Goal —
Each line of the material must be repeated precisely, with the pictures left out.

· · ·

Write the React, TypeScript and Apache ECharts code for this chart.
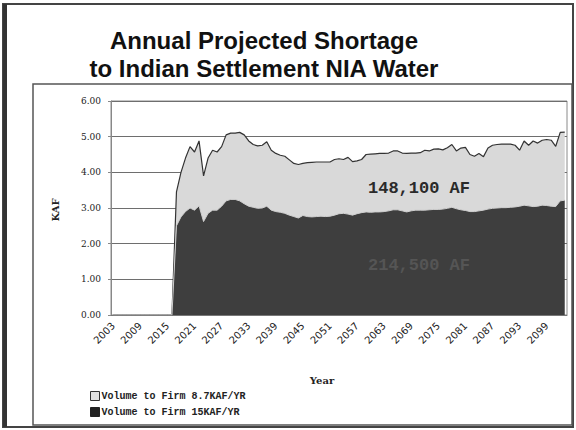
import React, { useEffect, useRef } from "react";
import * as echarts from "echarts";

const years: string[] = [];
for (let y = 2003; y <= 2103; y++) years.push(String(y));

const firm15Values = [
  0, 0, 0, 0, 0, 0, 0, 0, 0, 0, 0, 0, 0, 0,
  2.5, 2.75, 2.9, 3.0, 2.94, 3.06, 2.62, 2.85, 2.94, 2.94,
  3.05, 3.2, 3.24, 3.24, 3.2, 3.12, 3.05, 3.02, 2.99, 3.0,
  3.05, 2.94, 2.9, 2.88, 2.85, 2.8, 2.76, 2.72, 2.79, 2.76,
  2.75, 2.76, 2.77, 2.76, 2.77, 2.8, 2.84, 2.85, 2.83, 2.8,
  2.84, 2.87, 2.89, 2.88, 2.89, 2.89, 2.9, 2.92, 2.95, 2.95,
  2.92, 2.89, 2.92, 2.94, 2.94, 2.94, 2.95, 2.96, 2.96, 2.97,
  2.99, 3.02, 2.98, 2.95, 2.93, 2.9, 2.9, 2.92, 2.94, 2.97,
  2.99, 3.0, 3.01, 3.01, 3.02, 3.03, 3.05, 3.08, 3.06, 3.04,
  3.05, 3.08, 3.07, 3.05, 3.04, 3.2, 3.22,
];

const firm87Values = [
  0, 0, 0, 0, 0, 0, 0, 0, 0, 0, 0, 0, 0, 0,
  0.95, 1.25, 1.5, 1.72, 1.63, 1.82, 1.28, 1.55, 1.68, 1.63,
  1.67, 1.85, 1.86, 1.86, 1.92, 1.93, 1.83, 1.76, 1.75, 1.76,
  1.81, 1.68, 1.63, 1.6, 1.6, 1.55, 1.49, 1.5, 1.46, 1.51,
  1.53, 1.53, 1.52, 1.53, 1.52, 1.56, 1.54, 1.51, 1.59, 1.5,
  1.48, 1.49, 1.61, 1.63, 1.63, 1.64, 1.63, 1.62, 1.65, 1.65,
  1.62, 1.64, 1.62, 1.6, 1.61, 1.68, 1.65, 1.69, 1.7, 1.66,
  1.7, 1.76, 1.62, 1.73, 1.77, 1.6, 1.55, 1.61, 1.5, 1.71,
  1.77, 1.78, 1.78, 1.78, 1.77, 1.73, 1.57, 1.8, 1.7, 1.84,
  1.77, 1.82, 1.85, 1.85, 1.69, 1.92, 1.91,
];

const seriesNames = ["Volume to Firm 8.7KAF/YR", "Volume to Firm 15KAF/YR"];
const titleLines = ["Annual Projected Shortage", "to Indian Settlement NIA Water"];
const annotationTexts = ["148,100 AF", "214,500 AF"];

export default function App() {
  const ref = useRef<HTMLDivElement>(null);
  useEffect(() => {
    if (!ref.current) return;
    const chart = echarts.init(ref.current, null, { renderer: "svg" });
    const titleStyle = {
      fontFamily: "Liberation Sans, Arial, sans-serif",
      fontWeight: "bold",
      fontSize: 24,
      fill: "#111",
      align: "center",
      verticalAlign: "middle",
    };
    chart.setOption({
      animation: false,
      backgroundColor: "#ffffff",
      grid: { left: 111, right: 9, top: 101, bottom: 115, show: true, borderColor: "#8a8a8a", borderWidth: 1, backgroundColor: "transparent" },
      legend: {
        orient: "vertical",
        left: 85,
        top: 386,
        itemWidth: 9,
        itemHeight: 9,
        itemGap: 6,
        textStyle: { fontFamily: "Liberation Mono, monospace", fontWeight: "bold", fontSize: 10, color: "#222", padding: [0, 0, 0, -3] },
        data: [
          { name: seriesNames[0], icon: "rect", itemStyle: { color: "#e2e2e2", borderColor: "#333", borderWidth: 1 } },
          { name: seriesNames[1], icon: "rect", itemStyle: { color: "#222", borderColor: "#222", borderWidth: 1 } },
        ],
      },
      xAxis: {
        type: "category",
        data: years,
        boundaryGap: true,
        axisLine: { lineStyle: { color: "#777", width: 1 } },
        axisTick: { interval: 0, length: 3, lineStyle: { color: "#999" } },
        axisLabel: {
          interval: 5,
          rotate: 45,
          margin: 9,
          fontFamily: "DejaVu Sans, sans-serif",
          fontSize: 10,
          color: "#222",
        },
      },
      yAxis: {
        type: "value",
        min: 0,
        max: 6,
        interval: 1,
        axisLine: { show: true, lineStyle: { color: "#888" } },
        axisTick: { show: true, length: 3, lineStyle: { color: "#888" } },
        axisLabel: {
          margin: 10,
          fontFamily: "DejaVu Serif, serif",
          fontSize: 9,
          color: "#222",
          formatter: (v: number) => v.toFixed(2),
        },
        splitLine: { show: true, lineStyle: { color: "#6e6e6e", width: 1 } },
      },
      series: [
        {
          name: seriesNames[1],
          type: "line",
          stack: "total",
          data: firm15Values,
          symbol: "none",
          lineStyle: { color: "#cfcfcf", width: 1 },
          areaStyle: { color: "#3e3e3e", opacity: 1 },
          itemStyle: { color: "#222" },
          z: 3,
        },
        {
          name: seriesNames[0],
          type: "line",
          stack: "total",
          data: firm87Values,
          symbol: "none",
          lineStyle: { color: "#333", width: 1.2 },
          areaStyle: { color: "#d9d9d9", opacity: 1 },
          itemStyle: { color: "#e2e2e2" },
          z: 2,
        },
      ],
      graphic: [
        { type: "rect", shape: { x: 3, y: 4, width: 570, height: 423 }, style: { fill: "none", stroke: "#444", lineWidth: 2 }, silent: true },
        { type: "line", shape: { x1: 5, y1: 4, x2: 5, y2: 427 }, style: { stroke: "#333", lineWidth: 4 }, silent: true },
        { type: "rect", shape: { x: 33, y: 84, width: 539, height: 341 }, style: { fill: "none", stroke: "#555", lineWidth: 1.5 }, silent: true },
        { type: "text", x: 264, y: 40, style: { ...titleStyle, text: titleLines[0] } },
        { type: "text", x: 264, y: 68, style: { ...titleStyle, text: titleLines[1] } },
        {
          type: "text", x: 55, y: 210, rotation: Math.PI / 2,
          style: { text: "KAF", fontFamily: "DejaVu Serif, serif", fontWeight: "bold", fontSize: 10, fill: "#222", align: "center", verticalAlign: "middle" },
        },
        {
          type: "text", x: 322, y: 380,
          style: { text: "Year", fontFamily: "DejaVu Serif, serif", fontWeight: "bold", fontSize: 10, fill: "#222", align: "center", verticalAlign: "middle" },
        },
        {
          type: "text", x: 419, y: 188, z: 10,
          style: { text: annotationTexts[0], fontFamily: "Liberation Mono, monospace", fontWeight: "bold", fontSize: 17, fill: "#2a2a2a", align: "center", verticalAlign: "middle" },
        },
        {
          type: "text", x: 419, y: 265, z: 10,
          style: { text: annotationTexts[1], fontFamily: "Liberation Mono, monospace", fontWeight: "bold", fontSize: 17, fill: "#555", align: "center", verticalAlign: "middle" },
        },
      ],
    });
    return () => chart.dispose();
  }, []);
  return <div ref={ref} style={{ position: "absolute", left: 0, top: 0, width: 576, height: 430 }} />;
}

· · ·

Full output —
Write the React, TypeScript and Apache ECharts code for this chart.
import React, { useEffect, useRef } from "react";
import * as echarts from "echarts";

const years: string[] = [];
for (let y = 2003; y <= 2103; y++) years.push(String(y));

const firm15Values = [
  0, 0, 0, 0, 0, 0, 0, 0, 0, 0, 0, 0, 0, 0,
  2.5, 2.75, 2.9, 3.0, 2.94, 3.06, 2.62, 2.85, 2.94, 2.94,
  3.05, 3.2, 3.24, 3.24, 3.2, 3.12, 3.05, 3.02, 2.99, 3.0,
  3.05, 2.94, 2.9, 2.88, 2.85, 2.8, 2.76, 2.72, 2.79, 2.76,
  2.75, 2.76, 2.77, 2.76, 2.77, 2.8, 2.84, 2.85, 2.83, 2.8,
  2.84, 2.87, 2.89, 2.88, 2.89, 2.89, 2.9, 2.92, 2.95, 2.95,
  2.92, 2.89, 2.92, 2.94, 2.94, 2.94, 2.95, 2.96, 2.96, 2.97,
  2.99, 3.02, 2.98, 2.95, 2.93, 2.9, 2.9, 2.92, 2.94, 2.97,
  2.99, 3.0, 3.01, 3.01, 3.02, 3.03, 3.05, 3.08, 3.06, 3.04,
  3.05, 3.08, 3.07, 3.05, 3.04, 3.2, 3.22,
];

const firm87Values = [
  0, 0, 0, 0, 0, 0, 0, 0, 0, 0, 0, 0, 0, 0,
  0.95, 1.25, 1.5, 1.72, 1.63, 1.82, 1.28, 1.55, 1.68, 1.63,
  1.67, 1.85, 1.86, 1.86, 1.92, 1.93, 1.83, 1.76, 1.75, 1.76,
  1.81, 1.68, 1.63, 1.6, 1.6, 1.55, 1.49, 1.5, 1.46, 1.51,
  1.53, 1.53, 1.52, 1.53, 1.52, 1.56, 1.54, 1.51, 1.59, 1.5,
  1.48, 1.49, 1.61, 1.63, 1.63, 1.64, 1.63, 1.62, 1.65, 1.65,
  1.62, 1.64, 1.62, 1.6, 1.61, 1.68, 1.65, 1.69, 1.7, 1.66,
  1.7, 1.76, 1.62, 1.73, 1.77, 1.6, 1.55, 1.61, 1.5, 1.71,
  1.77, 1.78, 1.78, 1.78, 1.77, 1.73, 1.57, 1.8, 1.7, 1.84,
  1.77, 1.82, 1.85, 1.85, 1.69, 1.92, 1.91,
];

const seriesNames = ["Volume to Firm 8.7KAF/YR", "Volume to Firm 15KAF/YR"];
const titleLines = ["Annual Projected Shortage", "to Indian Settlement NIA Water"];
const annotationTexts = ["148,100 AF", "214,500 AF"];

export default function App() {
  const ref = useRef<HTMLDivElement>(null);
  useEffect(() => {
    if (!ref.current) return;
    const chart = echarts.init(ref.current, null, { renderer: "svg" });
    const titleStyle = {
      fontFamily: "Liberation Sans, Arial, sans-serif",
      fontWeight: "bold",
      fontSize: 24,
      fill: "#111",
      align: "center",
      verticalAlign: "middle",
    };
    chart.setOption({
      animation: false,
      backgroundColor: "#ffffff",
      grid: { left: 111, right: 9, top: 101, bottom: 115, show: true, borderColor: "#8a8a8a", borderWidth: 1, backgroundColor: "transparent" },
      legend: {
        orient: "vertical",
        left: 85,
        top: 386,
        itemWidth: 9,
        itemHeight: 9,
        itemGap: 6,
        textStyle: { fontFamily: "Liberation Mono, monospace", fontWeight: "bold", fontSize: 10, color: "#222", padding: [0, 0, 0, -3] },
        data: [
          { name: seriesNames[0], icon: "rect", itemStyle: { color: "#e2e2e2", borderColor: "#333", borderWidth: 1 } },
          { name: seriesNames[1], icon: "rect", itemStyle: { color: "#222", borderColor: "#222", borderWidth: 1 } },
        ],
      },
      xAxis: {
        type: "category",
        data: years,
        boundaryGap: true,
        axisLine: { lineStyle: { color: "#777", width: 1 } },
        axisTick: { interval: 0, length: 3, lineStyle: { color: "#999" } },
        axisLabel: {
          interval: 5,
          rotate: 45,
          margin: 9,
          fontFamily: "DejaVu Sans, sans-serif",
          fontSize: 10,
          color: "#222",
        },
      },
      yAxis: {
        type: "value",
        min: 0,
        max: 6,
        interval: 1,
        axisLine: { show: true, lineStyle: { color: "#888" } },
        axisTick: { show: true, length: 3, lineStyle: { color: "#888" } },
        axisLabel: {
          margin: 10,
          fontFamily: "DejaVu Serif, serif",
          fontSize: 9,
          color: "#222",
          formatter: (v: number) => v.toFixed(2),
        },
        splitLine: { show: true, lineStyle: { color: "#6e6e6e", width: 1 } },
      },
      series: [
        {
          name: seriesNames[1],
          type: "line",
          stack: "total",
          data: firm15Values,
          symbol: "none",
          lineStyle: { color: "#cfcfcf", width: 1 },
          areaStyle: { color: "#3e3e3e", opacity: 1 },
          itemStyle: { color: "#222" },
          z: 3,
        },
        {
          name: seriesNames[0],
          type: "line",
          stack: "total",
          data: firm87Values,
          symbol: "none",
          lineStyle: { color: "#333", width: 1.2 },
          areaStyle: { color: "#d9d9d9", opacity: 1 },
          itemStyle: { color: "#e2e2e2" },
          z: 2,
        },
      ],
      graphic: [
        { type: "rect", shape: { x: 3, y: 4, width: 570, height: 423 }, style: { fill: "none", stroke: "#444", lineWidth: 2 }, silent: true },
        { type: "line", shape: { x1: 5, y1: 4, x2: 5, y2: 427 }, style: { stroke: "#333", lineWidth: 4 }, silent: true },
        { type: "rect", shape: { x: 33, y: 84, width: 539, height: 341 }, style: { fill: "none", stroke: "#555", lineWidth: 1.5 }, silent: true },
        { type: "text", x: 264, y: 40, style: { ...titleStyle, text: titleLines[0] } },
        { type: "text", x: 264, y: 68, style: { ...titleStyle, text: titleLines[1] } },
        {
          type: "text", x: 55, y: 210, rotation: Math.PI / 2,
          style: { text: "KAF", fontFamily: "DejaVu Serif, serif", fontWeight: "bold", fontSize: 10, fill: "#222", align: "center", verticalAlign: "middle" },
        },
        {
          type: "text", x: 322, y: 380,
          style: { text: "Year", fontFamily: "DejaVu Serif, serif", fontWeight: "bold", fontSize: 10, fill: "#222", align: "center", verticalAlign: "middle" },
        },
        {
          type: "text", x: 419, y: 188, z: 10,
          style: { text: annotationTexts[0], fontFamily: "Liberation Mono, monospace", fontWeight: "bold", fontSize: 17, fill: "#2a2a2a", align: "center", verticalAlign: "middle" },
        },
        {
          type: "text", x: 419, y: 265, z: 10,
          style: { text: annotationTexts[1], fontFamily: "Liberation Mono, monospace", fontWeight: "bold", fontSize: 17, fill: "#555", align: "center", verticalAlign: "middle" },
        },
      ],
    });
    return () => chart.dispose();
  }, []);
  return <div ref={ref} style={{ position: "absolute", left: 0, top: 0, width: 576, height: 430 }} />;
}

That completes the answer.